Although not an open-and-shut case just yet, the direct collapse of black holes could help solve an enduring astronomical mystery. Previous efforts such as the Vanishing and Appearing Sources during a Century of Observations (VASCO) project have identified thousands of stars that disappeared from sky surveys conducted over the last 70 years. Some of these stars might have collapsed directly into black holes, without supernova fanfare — explaining their vanishing act. However if, unlike VFTS 243, they aren't in a binary system, then those complete-collapse black holes would be considerably more difficult to find.

Editorial note (June 3, 2024): Changes to the story note that the stars have disappeared from sky surveys, not from the sky itself.
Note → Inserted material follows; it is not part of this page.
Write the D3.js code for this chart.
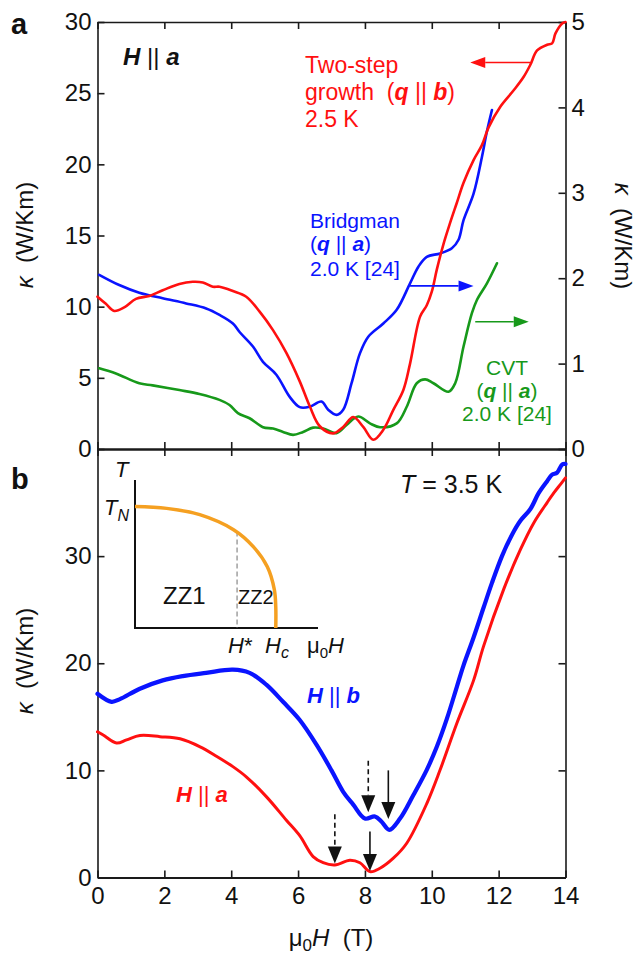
<!DOCTYPE html>
<html>
<head>
<meta charset="utf-8">
<script src="https://cdn.jsdelivr.net/npm/d3@7"></script>
<style>
  body { margin: 0; background: #fff; }
  svg { display: block; font-family: "Liberation Sans", Arial, sans-serif; }
</style>
</head>
<body>
<svg id="chart" width="639" height="956"></svg>
<script>
// ---------- data ----------
const fieldTicks = [0, 2, 4, 6, 8, 10, 12, 14]
const kappaTicksA = [0, 5, 10, 15, 20, 25, 30]
const kappaTicksAR = [0, 1, 2, 3, 4, 5]
const kappaTicksB = [0, 10, 20, 30]

// panel a, two-step growth, 2.5 K (left axis)
const twoStepH = [0.0, 0.25, 0.5, 0.8, 1.15, 1.55, 1.95, 2.45, 2.85, 3.15, 3.45, 3.65, 4.05, 4.45, 4.85, 5.25, 5.65, 6.05, 6.35, 6.65, 7.05, 7.35, 7.65, 7.95, 8.25, 8.55, 8.85, 9.15, 9.35, 9.65, 9.85, 10.0, 10.15, 10.35, 10.55, 10.75, 10.95, 11.25, 11.5, 11.7, 12.05, 12.45, 12.75, 12.95, 13.15, 13.45, 13.6, 13.7, 13.9, 14.0]
const twoStepK = [10.7, 10.2, 9.7, 9.95, 10.55, 10.75, 11.15, 11.6, 11.75, 11.7, 11.4, 11.4, 11.1, 10.7, 9.65, 8.35, 6.75, 4.75, 3.0, 1.6, 1.1, 1.55, 2.25, 1.55, 0.65, 1.35, 2.75, 4.15, 6.0, 9.3, 10.1, 11.05, 12.6, 14.4, 15.9, 17.3, 18.7, 20.3, 21.35, 22.6, 24.05, 25.2, 26.15, 27.0, 28.0, 28.4, 28.5, 29.2, 29.9, 30.0]

// panel a, Bridgman, 2.0 K (right axis)
const bridgmanH = [0.05, 0.65, 1.25, 1.95, 2.65, 3.25, 3.65, 4.05, 4.25, 4.65, 4.95, 5.35, 5.75, 6.05, 6.35, 6.7, 6.9, 7.15, 7.35, 7.6, 7.85, 8.1, 8.55, 8.95, 9.35, 9.6, 9.85, 10.25, 10.6, 10.8, 10.95, 11.25, 11.5, 11.65, 11.8]
const bridgmanK = [2.04, 1.92, 1.83, 1.765, 1.705, 1.645, 1.57, 1.47, 1.37, 1.2, 1.02, 0.87, 0.61, 0.49, 0.495, 0.555, 0.46, 0.4, 0.46, 0.77, 1.12, 1.315, 1.47, 1.63, 1.94, 2.135, 2.25, 2.29, 2.35, 2.45, 2.68, 2.99, 3.42, 3.72, 3.97]

// panel a, CVT, 2.0 K (right axis)
const cvtH = [0.05, 0.55, 1.25, 1.65, 2.45, 3.05, 3.65, 3.95, 4.2, 4.55, 4.95, 5.25, 5.55, 5.85, 6.15, 6.45, 6.75, 7.15, 7.45, 7.8, 8.15, 8.45, 8.95, 9.25, 9.55, 9.8, 10.05, 10.5, 10.7, 10.95, 11.2, 11.35, 11.65, 11.95]
const cvtK = [0.945, 0.885, 0.77, 0.745, 0.69, 0.645, 0.575, 0.515, 0.42, 0.36, 0.255, 0.24, 0.2, 0.165, 0.2, 0.25, 0.24, 0.185, 0.28, 0.38, 0.3, 0.255, 0.3, 0.495, 0.77, 0.815, 0.77, 0.67, 0.77, 1.2, 1.59, 1.745, 1.94, 2.175]

// panel b, T = 3.5 K, H || b
const hbH = [0, 0.42, 0.67, 1.25, 1.95, 2.55, 3.25, 4.05, 4.55, 5.05, 5.55, 6.05, 6.55, 7.0, 7.35, 7.65, 8.0, 8.3, 8.5, 8.73, 9.05, 9.45, 9.85, 10.15, 10.45, 10.75, 10.95, 11.25, 11.55, 11.8, 12.1, 12.4, 12.65, 12.95, 13.2, 13.45, 13.6, 13.75, 13.9, 14.0]
const hbK = [17.15, 16.4, 16.65, 17.6, 18.4, 18.8, 19.1, 19.4, 19.1, 18.0, 16.4, 14.7, 12.4, 10.0, 8.0, 6.8, 5.5, 5.7, 5.2, 4.45, 5.5, 7.7, 10.05, 12.2, 14.8, 17.8, 19.8, 22.4, 25.2, 27.5, 30.0, 32.0, 33.3, 34.4, 35.9, 37.0, 37.6, 37.8, 38.55, 38.6]

// panel b, T = 3.5 K, H || a
const haH = [0, 0.17, 0.57, 0.87, 1.27, 1.87, 2.47, 3.07, 3.57, 4.05, 4.45, 5.05, 5.65, 6.05, 6.45, 6.75, 7.1, 7.55, 7.85, 8.15, 8.45, 8.85, 9.25, 9.85, 10.25, 10.75, 11.25, 11.55, 12.15, 12.65, 13.05, 13.45, 13.65, 13.85, 14.0]
const haK = [13.6, 13.3, 12.55, 12.85, 13.25, 13.15, 12.95, 12.2, 11.3, 10.35, 9.4, 7.55, 5.35, 3.9, 1.95, 1.38, 1.17, 1.62, 1.38, 0.55, 0.86, 1.8, 3.2, 6.9, 10.05, 14.4, 18.4, 21.6, 26.9, 30.6, 33.1, 35.0, 35.9, 36.7, 37.3]

// inset phase diagram (schematic, H/Hc vs T/TN)
const phaseH = [0, 0.225, 0.46, 0.70, 0.84, 0.94, 0.99, 1.0, 1.0]
const phaseT = [0.985, 0.97, 0.919, 0.797, 0.66, 0.496, 0.31, 0.17, 0]
const hStar = 0.725

// arrows marking anomalies in panel b: [field, from kappa, to kappa]
const arrowsA = [[7.1, 5.9, 1.3], [8.15, 4.3, 0.6]]
const arrowsB = [[8.1, 10.9, 6.1], [8.7, 10.0, 5.45]]

// ---------- setup ----------
const red = "#ff1010", blue = "#0a14ff", green = "#17991a", orange = "#f5a021", ink = "#111"
const svg = d3.select("#chart")

const x = d3.scaleLinear().domain([0, 14]).range([97.5, 565.5])
const yA = d3.scaleLinear().domain([0, 30]).range([449, 22])
const yAR = d3.scaleLinear().domain([0, 5]).range([449, 22])
const yB = d3.scaleLinear().domain([0, 40]).range([877.5, 449])

function styleAxis (g, size = 24) {
  g.attr("font-family", null).attr("font-size", null)
  g.select(".domain").attr("stroke", "#1a1a1a").attr("stroke-width", 1.6)
  g.selectAll(".tick line").attr("stroke", "#1a1a1a").attr("stroke-width", 1.6)
  g.selectAll(".tick text").attr("font-size", size).attr("fill", ink)
}

// ---------- axes ----------
// panel a
svg.append("g").attr("transform", "translate(97.5,0)")
  .call(d3.axisLeft(yA).tickValues(kappaTicksA).tickSize(-7).tickSizeOuter(0).tickPadding(6))
  .call(styleAxis)
svg.append("g").attr("transform", "translate(565.5,0)")
  .call(d3.axisRight(yAR).tickValues(kappaTicksAR).tickFormat(d3.format("d"))
    .tickSize(-7).tickSizeOuter(0).tickPadding(6))
  .call(styleAxis)
svg.append("g").attr("transform", "translate(0,22)")
  .call(d3.axisTop(x).tickValues(fieldTicks).tickSize(-7).tickSizeOuter(0).tickFormat(""))
  .call(styleAxis)
svg.append("g").attr("transform", "translate(0,449)")
  .call(d3.axisBottom(x).tickValues(fieldTicks).tickSize(-7).tickSizeOuter(0).tickFormat(""))
  .call(styleAxis)
  .call(g => g.select(".domain").attr("stroke-width", 2))

// panel b
svg.append("g").attr("transform", "translate(0,449)")
  .call(d3.axisTop(x).tickValues(fieldTicks).tickSize(-7).tickSizeOuter(0).tickFormat(""))
  .call(styleAxis)
  .call(g => g.select(".domain").attr("stroke-width", 2))
svg.append("g").attr("transform", "translate(97.5,0)")
  .call(d3.axisLeft(yB).tickValues(kappaTicksB).tickSize(-7).tickSizeOuter(0).tickPadding(6))
  .call(styleAxis)
svg.append("g").attr("transform", "translate(565.5,0)")
  .call(d3.axisRight(yB).tickValues(kappaTicksB.slice(1)).tickSize(-7).tickSizeOuter(0).tickFormat(""))
  .call(styleAxis)
svg.append("g").attr("transform", "translate(0,877.5)")
  .call(d3.axisBottom(x).tickValues(fieldTicks).tickSize(-7).tickSizeOuter(0).tickPadding(9))
  .call(styleAxis)
  .call(g => g.select(".domain").attr("stroke-width", 2))

// ---------- axis titles ----------
function kappaTitle (tx, ty, rot) {
  const t = svg.append("text")
    .attr("transform", `translate(${tx},${ty}) rotate(${rot})`)
    .attr("text-anchor", "middle").attr("font-size", 24).attr("fill", ink)
  t.append("tspan").attr("font-style", "italic").text("\u03ba")
  t.append("tspan").text("\u00a0\u00a0(W/Km)")
}
kappaTitle(33, 235, -90)
kappaTitle(33, 661, -90)
kappaTitle(615, 236, 90)

const xt = svg.append("text").attr("x", 331).attr("y", 946)
  .attr("text-anchor", "middle").attr("font-size", 24).attr("fill", ink)
xt.append("tspan").text("\u03bc")
xt.append("tspan").attr("font-size", 17).attr("dy", 5).text("0")
xt.append("tspan").attr("font-style", "italic").attr("dy", -5).text("H")
xt.append("tspan").text("\u00a0\u00a0(T)")

// panel letters
svg.append("text").attr("x", 11).attr("y", 34).attr("font-size", 29)
  .attr("font-weight", "bold").attr("fill", ink).text("a")
svg.append("text").attr("x", 11).attr("y", 489).attr("font-size", 29)
  .attr("font-weight", "bold").attr("fill", ink).text("b")

// ---------- curves ----------
function drawLine (H, K, y, color, width) {
  const line = d3.line()
    .x(d => x(d[0]))
    .y(d => y(d[1]))
    .curve(d3.curveCatmullRom.alpha(0.5))
  svg.append("path")
    .datum(d3.zip(H, K))
    .attr("d", line)
    .attr("fill", "none")
    .attr("stroke", color)
    .attr("stroke-width", width)
    .attr("stroke-linejoin", "round")
    .attr("stroke-linecap", "round")
}

drawLine(cvtH, cvtK, yAR, green, 2.6)
drawLine(bridgmanH, bridgmanK, yAR, blue, 2.6)
drawLine(twoStepH, twoStepK, yA, red, 2.6)
drawLine(haH, haK, yB, red, 3)
drawLine(hbH, hbK, yB, blue, 4.2)

// ---------- arrows ----------
function hArrow (h1, h2, yPix, color) {
  const x1 = x(h1), x2 = x(h2)
  const dir = Math.sign(x2 - x1), len = 15, hw = 5.5
  svg.append("line").attr("x1", x1).attr("y1", yPix).attr("x2", x2 - dir * len).attr("y2", yPix)
    .attr("stroke", color).attr("stroke-width", 1.6)
  svg.append("path")
    .attr("d", `M${x2},${yPix}L${x2 - dir * len},${yPix - hw}L${x2 - dir * len},${yPix + hw}Z`)
    .attr("fill", color)
}
hArrow(12.95, 11.15, yA(27.15), red)
hArrow(9.35, 11.25, yAR(1.91), blue)
hArrow(11.3, 12.9, yAR(1.49), green)

function vArrow (h, k1, k2, dashed) {
  const xp = x(h), y1 = yB(k1), y2 = yB(k2), len = 17, hw = 7
  svg.append("line").attr("x1", xp).attr("y1", y1).attr("x2", xp).attr("y2", y2 - len)
    .attr("stroke", ink).attr("stroke-width", 1.6)
    .attr("stroke-dasharray", dashed ? "5,3.5" : null)
  svg.append("path")
    .attr("d", `M${xp},${y2}L${xp - hw},${y2 - len}L${xp + hw},${y2 - len}Z`)
    .attr("fill", ink)
}
vArrow(arrowsA[0][0], arrowsA[0][1], arrowsA[0][2], true)
vArrow(arrowsA[1][0], arrowsA[1][1], arrowsA[1][2], false)
vArrow(arrowsB[0][0], arrowsB[0][1], arrowsB[0][2], true)
vArrow(arrowsB[1][0], arrowsB[1][1], arrowsB[1][2], false)

// ---------- annotation text ----------
// parts: [text, "b" bold-italic | "i" italic | ""]
function label (xp, yp, parts, color, size, anchor = "start") {
  const t = svg.append("text").attr("x", xp).attr("y", yp)
    .attr("font-size", size).attr("fill", color).attr("text-anchor", anchor)
  parts.forEach(([s, st]) => {
    const sp = t.append("tspan").text(s)
    if (st.includes("b")) sp.attr("font-weight", "bold").attr("font-style", "italic")
    if (st.includes("i")) sp.attr("font-style", "italic")
  })
  return t
}

label(123, 65, [["H", "b"], ["\u00a0||\u00a0", ""], ["a", "b"]], ink, 24)

label(305, 73, [["Two-step", ""]], red, 23)
label(305, 100, [["growth\u00a0\u00a0(", ""], ["q", "b"], ["\u00a0||\u00a0", ""], ["b", "b"], [")", ""]], red, 23)
label(305, 127, [["2.5 K", ""]], red, 23)

label(310, 228, [["Bridgman", ""]], blue, 21)
label(310, 251, [["(", ""], ["q", "b"], ["\u00a0||\u00a0", ""], ["a", "b"], [")", ""]], blue, 21)
label(310, 276, [["2.0 K [24]", ""]], blue, 21)

label(507, 375, [["CVT", ""]], green, 21, "middle")
label(507, 398, [["(", ""], ["q", "b"], ["\u00a0||\u00a0", ""], ["a", "b"], [")", ""]], green, 21, "middle")
label(507, 421, [["2.0 K [24]", ""]], green, 21, "middle")

label(400, 493, [["T", "i"], ["\u00a0=\u00a03.5 K", ""]], ink, 25)
label(307, 703, [["H", "b"], ["\u00a0||\u00a0", ""], ["b", "b"]], blue, 22)
label(176, 802, [["H", "b"], ["\u00a0||\u00a0", ""], ["a", "b"]], red, 22)

// ---------- inset phase diagram ----------
const xi = d3.scaleLinear().domain([0, 1.3]).range([135, 318])
const yi = d3.scaleLinear().domain([0, 1.2]).range([628, 480])
const inset = svg.append("g")

inset.append("path")
  .attr("d", `M${xi(0)},${yi(1.2)}V${yi(0)}H${xi(1.3)}`)
  .attr("fill", "none").attr("stroke", ink).attr("stroke-width", 2)

const tAtStar = 0.783
inset.append("line")
  .attr("x1", xi(hStar)).attr("x2", xi(hStar))
  .attr("y1", yi(tAtStar)).attr("y2", yi(0))
  .attr("stroke", "#888").attr("stroke-width", 1.2).attr("stroke-dasharray", "5,3")

inset.append("path")
  .datum(d3.zip(phaseH, phaseT))
  .attr("d", d3.line().x(d => xi(d[0])).y(d => yi(d[1])).curve(d3.curveCatmullRom.alpha(0.5)))
  .attr("fill", "none").attr("stroke", orange).attr("stroke-width", 3.5)

label(115, 477, [["T", "i"]], ink, 22)
const tn = label(104, 515, [["T", "i"]], ink, 22)
tn.append("tspan").attr("font-style", "italic").attr("font-size", 16).attr("dy", 6).text("N")
label(163, 604, [["ZZ1", ""]], ink, 24)
label(238, 604, [["ZZ2", ""]], ink, 20)
label(228, 653, [["H", "i"], ["*", ""]], ink, 22)
const hc = label(265, 653, [["H", "i"]], ink, 22)
hc.append("tspan").attr("font-style", "italic").attr("font-size", 16).attr("dy", 5).text("c")
const mh = label(307, 653, [["\u03bc", ""]], ink, 22)
mh.append("tspan").attr("font-size", 15).attr("dy", 5).text("0")
mh.append("tspan").attr("font-style", "italic").attr("dy", -5).text("H")
</script>
</body>
</html>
Most of these "vanishing acts" are probably variable stars that have changed from bright to dim, and so are no longer picked up by surveys. However, some could be complete-collapse black holes.

Comments

misha17

May 25, 2024 at 3:53 am

"When a star dies in a supernova, the material is usually ejected asymmetrically, leading to a kick that sends the stellar remnant surging off across space."

Does this mean that supernova that created the Crab Nebula's pulsar was an anomaly? The pulsar was not ejected and still lies at the heart of the Nebula, nearly 1000 years after it exploded.